- [YOUR INSTRUCTIONS] Take every line from the listing below that includes "with" and copy it.

- [RECORDED INFORMATION]
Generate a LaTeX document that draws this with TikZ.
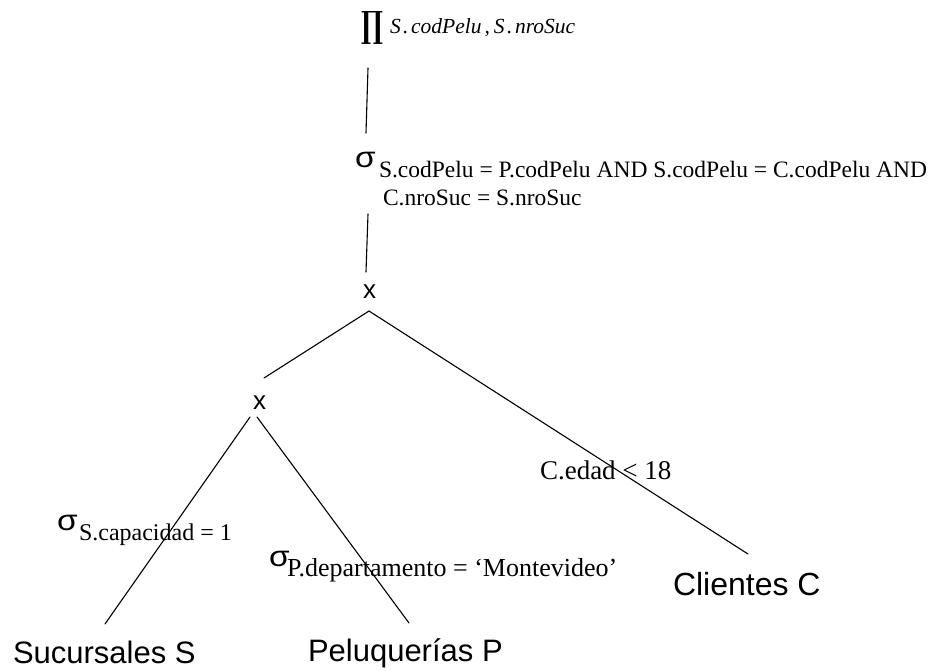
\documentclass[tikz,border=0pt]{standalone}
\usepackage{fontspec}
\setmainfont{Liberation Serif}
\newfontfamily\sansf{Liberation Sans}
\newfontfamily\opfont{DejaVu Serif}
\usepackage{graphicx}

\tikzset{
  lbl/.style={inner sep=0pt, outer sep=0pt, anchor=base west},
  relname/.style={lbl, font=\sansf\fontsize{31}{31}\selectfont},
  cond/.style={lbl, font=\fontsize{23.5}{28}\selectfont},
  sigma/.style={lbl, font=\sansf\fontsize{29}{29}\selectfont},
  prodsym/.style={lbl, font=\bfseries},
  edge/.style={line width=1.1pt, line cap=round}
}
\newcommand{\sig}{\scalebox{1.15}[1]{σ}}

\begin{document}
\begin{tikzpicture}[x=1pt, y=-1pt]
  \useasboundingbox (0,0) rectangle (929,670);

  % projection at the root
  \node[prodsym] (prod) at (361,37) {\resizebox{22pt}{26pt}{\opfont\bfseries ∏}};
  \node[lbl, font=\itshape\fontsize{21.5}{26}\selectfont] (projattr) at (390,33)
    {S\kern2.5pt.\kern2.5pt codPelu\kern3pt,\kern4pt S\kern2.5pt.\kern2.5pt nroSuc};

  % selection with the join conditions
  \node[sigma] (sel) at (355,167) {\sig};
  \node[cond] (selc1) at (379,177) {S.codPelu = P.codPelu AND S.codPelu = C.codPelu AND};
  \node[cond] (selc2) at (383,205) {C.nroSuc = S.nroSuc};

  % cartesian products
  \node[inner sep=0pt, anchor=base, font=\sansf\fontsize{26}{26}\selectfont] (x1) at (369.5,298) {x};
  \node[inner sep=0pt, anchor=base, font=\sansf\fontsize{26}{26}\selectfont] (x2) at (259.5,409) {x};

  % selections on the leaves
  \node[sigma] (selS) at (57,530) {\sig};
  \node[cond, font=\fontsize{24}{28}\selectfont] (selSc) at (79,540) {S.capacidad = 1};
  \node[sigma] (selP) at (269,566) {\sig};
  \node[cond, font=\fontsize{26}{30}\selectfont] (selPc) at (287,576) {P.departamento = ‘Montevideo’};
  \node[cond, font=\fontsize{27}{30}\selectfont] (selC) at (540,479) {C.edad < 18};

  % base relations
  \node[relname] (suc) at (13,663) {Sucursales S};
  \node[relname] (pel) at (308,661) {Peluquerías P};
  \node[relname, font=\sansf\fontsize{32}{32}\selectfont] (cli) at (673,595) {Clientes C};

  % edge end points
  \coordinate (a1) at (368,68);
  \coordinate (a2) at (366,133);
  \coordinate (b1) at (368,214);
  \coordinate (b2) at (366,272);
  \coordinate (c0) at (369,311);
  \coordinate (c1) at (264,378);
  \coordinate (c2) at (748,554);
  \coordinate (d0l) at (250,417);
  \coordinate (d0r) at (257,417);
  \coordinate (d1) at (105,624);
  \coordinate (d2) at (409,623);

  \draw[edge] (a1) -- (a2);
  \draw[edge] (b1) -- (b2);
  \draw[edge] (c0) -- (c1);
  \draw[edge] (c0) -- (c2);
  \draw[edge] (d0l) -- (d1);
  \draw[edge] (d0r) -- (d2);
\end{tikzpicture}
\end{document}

- [RESPONSE TO THE TASK]
Generate a LaTeX document that draws this with TikZ.
  % selection with the join conditions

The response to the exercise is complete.